In the afternoon, we headed back into the center, and found a street lined with tapas restaurants that were filled with locals. There were men dressed in cow suits and groups of girls wearing silly hats. We later found out that everyone from Barcelona holds their bachelor and bachelorette parties in Granada--we must have seen about ten different groups of drunken people (one group of which saw Kili, Ashley, and I sitting on a bench, serenaded us with a Spanish song, jumped up and down, and then told us we were the most beautiful things that they had ever seen and thanked us for our presence in broken English before wandering away singing). The tapas was amazing, but the drunk old man who tapped my breast was not.

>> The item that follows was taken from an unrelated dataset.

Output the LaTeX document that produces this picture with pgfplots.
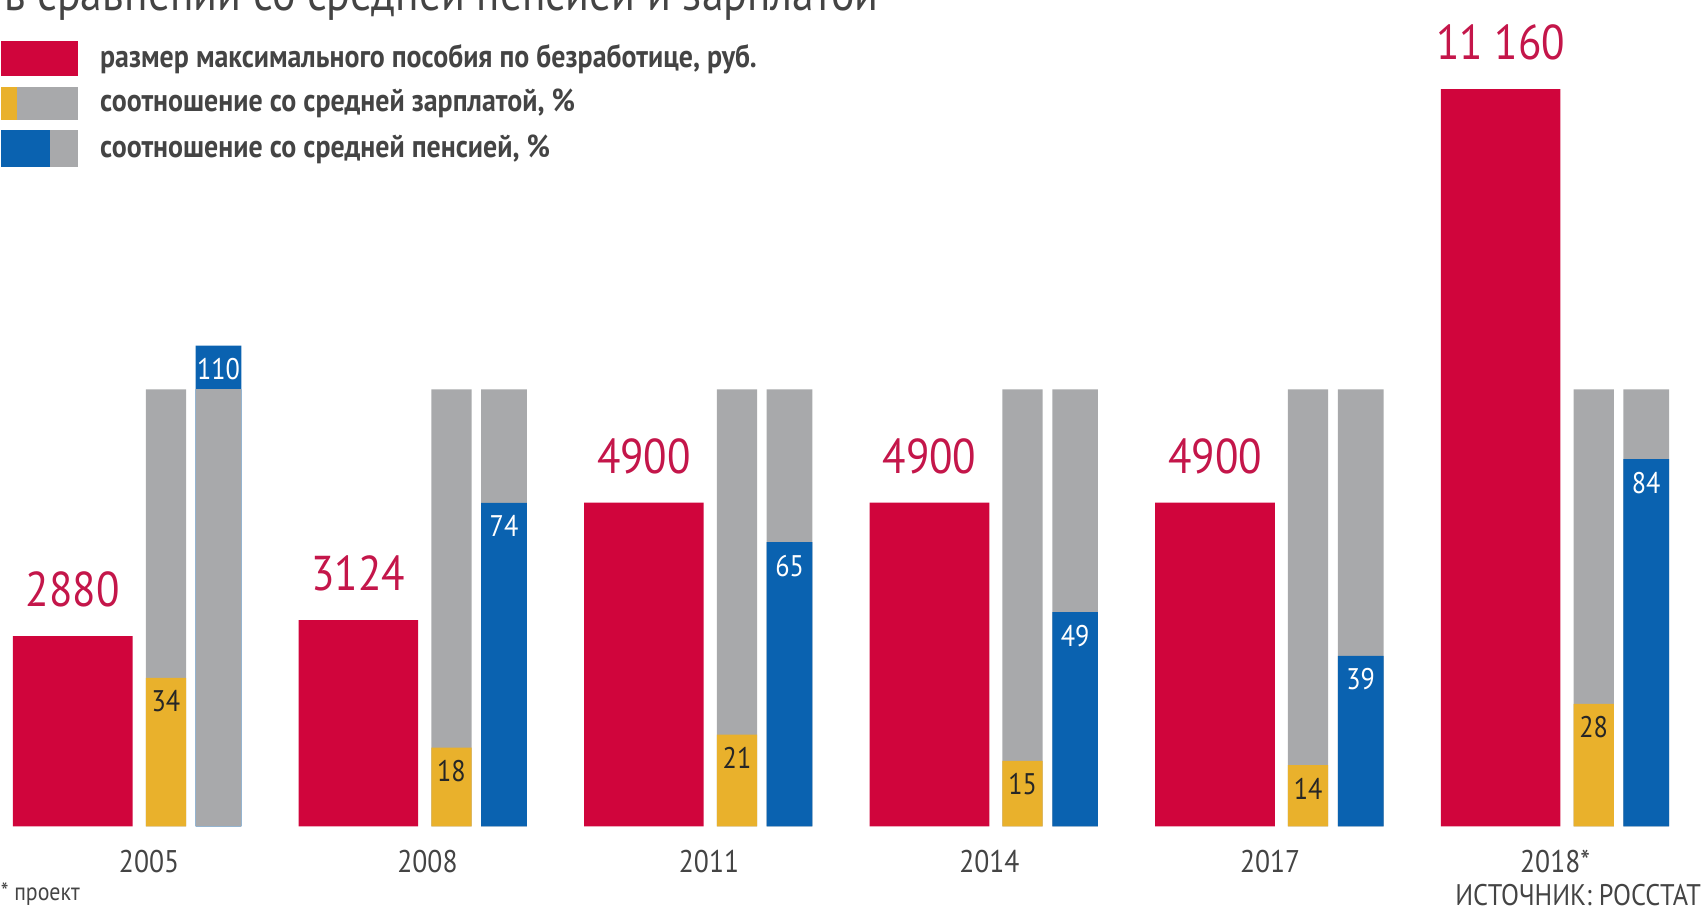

After tapas, we wandered around some shops for a while, bought some gifts for people back home, and started to watch a street performer in a square just outside of one of the city's cathedrals. He reminded me of Johnny Depp's character from the movie Benny and Joon. He was actually hilarious--the funniest street performer I have ever, ever seen. His performance was kind of Charlie Chaplin-esque, playing off the passers-by, and creating a movie scenario from some of the spectators.

After the performance, we walked back towards the hostel, and ate dinner at one of the most authentic Mexican restaurants that I think exists in Europe. I was the happiest. 100% happy. Mexican food! I never thought I would have it for my whole time here. I would say I am speechless, but clearly I am not.

I am back in Perps now, getting ready for the last two weeks of work. Less than 24 hours of teaching those brats left.

Monday, April 6, 2009

Leaving on a Jet Plane...

I'm off to sun in Portugal and Spain. Good-bye, good-bye!